Outside counsel and market lawyers cautioned that Section 122 carries explicit procedural constraints — most notably a commonly cited 150‑day lapse window unless Congress acts — and that other statutes (including existing Section 232 and Section 301 duties) remain in force and can stack with the surcharge to produce higher effective rates on many imports.
The move follows a volatile sequence of headlines: a Supreme Court opinion narrowed one route for sweeping levies, the White House initially issued a 10% across‑the‑board surcharge under Section 122, and the later rate bump to 15% marks a substantive escalation in applied duty pressure.
Market response has not been uniform.
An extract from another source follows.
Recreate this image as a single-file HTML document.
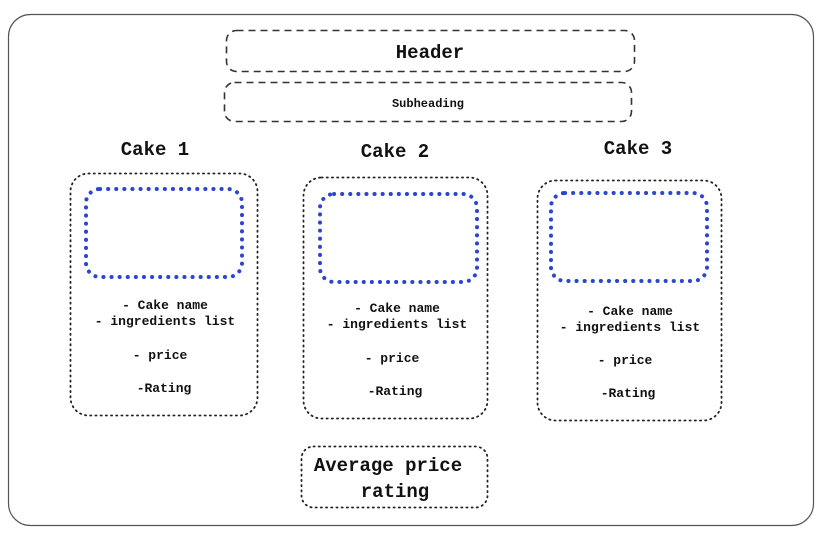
<!DOCTYPE html>
<html><head><meta charset="utf-8"><style>
html,body{margin:0;padding:0;background:#fff;}
svg{display:block}
text{font-family:"Liberation Mono","DejaVu Sans Mono",monospace;font-weight:bold;fill:#111;text-anchor:middle}
</style></head><body>
<svg width="828" height="533" viewBox="0 0 828 533">
<rect x="8.5" y="14.5" width="805" height="511" rx="22" fill="#fff" stroke="#555" stroke-width="1.2"/>
<rect x="226.5" y="30.5" width="408" height="41" rx="10" fill="none" stroke="#333" stroke-width="1.6" stroke-dasharray="7,5"/>
<text x="430" y="58" font-size="19">Header</text>
<rect x="224.5" y="82.5" width="407" height="39" rx="10" fill="none" stroke="#333" stroke-width="1.6" stroke-dasharray="7,5"/>
<text x="428" y="107" font-size="12">Subheading</text>

<g stroke="#222" stroke-width="1.8" stroke-dasharray="1.2,4" stroke-linecap="round" fill="none">
<rect x="70.5" y="173.5" width="187" height="242" rx="18"/>
<rect x="303.5" y="177.5" width="184" height="241" rx="18"/>
<rect x="537.5" y="180.5" width="184" height="240" rx="18"/>
<rect x="301.5" y="446.5" width="186" height="61" rx="12"/>
</g>
<g stroke="#2b45d0" stroke-width="4" stroke-dasharray="0.1,8" stroke-linecap="round" fill="none">
<rect x="86" y="189" width="156" height="88" rx="14"/>
<rect x="320" y="194" width="157" height="88" rx="14"/>
<rect x="551" y="193" width="156" height="88" rx="14"/>
</g>

<text x="155" y="155" font-size="19">Cake 1</text>
<text x="395" y="157" font-size="19">Cake 2</text>
<text x="638" y="154" font-size="19">Cake 3</text>

<g font-size="13">
<text x="165" y="309">- Cake name</text>
<text x="165" y="325">- ingredients list</text>
<text x="160" y="359">- price</text>
<text x="164" y="392">-Rating</text>

<text x="397" y="312">- Cake name</text>
<text x="397" y="328">- ingredients list</text>
<text x="392" y="362">- price</text>
<text x="395" y="395">-Rating</text>

<text x="630" y="315">- Cake name</text>
<text x="630" y="331">- ingredients list</text>
<text x="625" y="364">- price</text>
<text x="628" y="397">-Rating</text>
</g>
<text x="388" y="471" font-size="19">Average price</text>
<text x="395" y="497" font-size="19">rating</text>
</svg>
</body></html>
Equities for import‑exposed sectors sold off on the broad policy escalation, yet digital‑asset markets exhibited mixed intraday outcomes depending on which development dominated traders’ screens: in the session around the announcement, Bitcoin traded near $68,000 (with a quoted short‑term band between roughly $65,000 and $72,000), Ether showed limited net change, and the Total3 altcoin market‑cap gauge slipped under 1% to about $713 billion.
Other venues and sessions recorded sharper crypto moves tied to different sub‑headlines: some intraday reads showed benchmark tokens up (Bitcoin +~1.7%, Ether +~2%, Solana +4%) when markets priced a narrowing of executive power as easing future tariff risk, while alternate windows — particularly those referencing threats to allies or prospective retaliatory measures — saw rapid risk‑off episodes (BTC down ~3%, concentrated long liquidations >$750m) amplified by shallow liquidity and recent spot ETF outflows.
Liquidity and microstructure matter: dealers flagged episodic spot ETF outflows (estimates ~$4.4 billion over recent weeks), elevated funding/friction in derivatives, and concentrated leverage as factors that can make relatively modest policy headlines produce outsized price moves in crypto markets.
On the fiscal and operational front, customs receipts surged during the earlier tariff episode — monthly collections near $30 billion and fiscal‑year‑to‑date duty receipts around $124 billion — figures that help explain political resistance to wholesale refunds and complicate administrative unwinding if courts or Congress alter the program retroactively.
For import‑dependent firms, the higher applied rate raises near‑term input costs and increases the incentive to front‑load shipments, diversify suppliers or absorb margins; larger firms with working‑capital flexibility are better positioned to adapt, while small importers remain disproportionately exposed.
Legal and policy battles are likely to follow quickly: expect litigation over implementation, agency rulemaking on refund windows and qualifying claims, and congressional oversight about the statutory stopgap and any push for longer‑term authority. Markets will monitor whether the administration applies the higher duty broadly or restricts it to deficit partners, and whether Congress acts before the statutory 150‑day lapse.
Key near‑term indicators to watch include formal enforcement guidance and partner lists from Customs and the White House, legal filings and court timelines, ETF flow prints and derivatives open interest, and signs of price transmission into producer and consumer price indices that would materially shift interest‑rate and risk‑asset dynamics.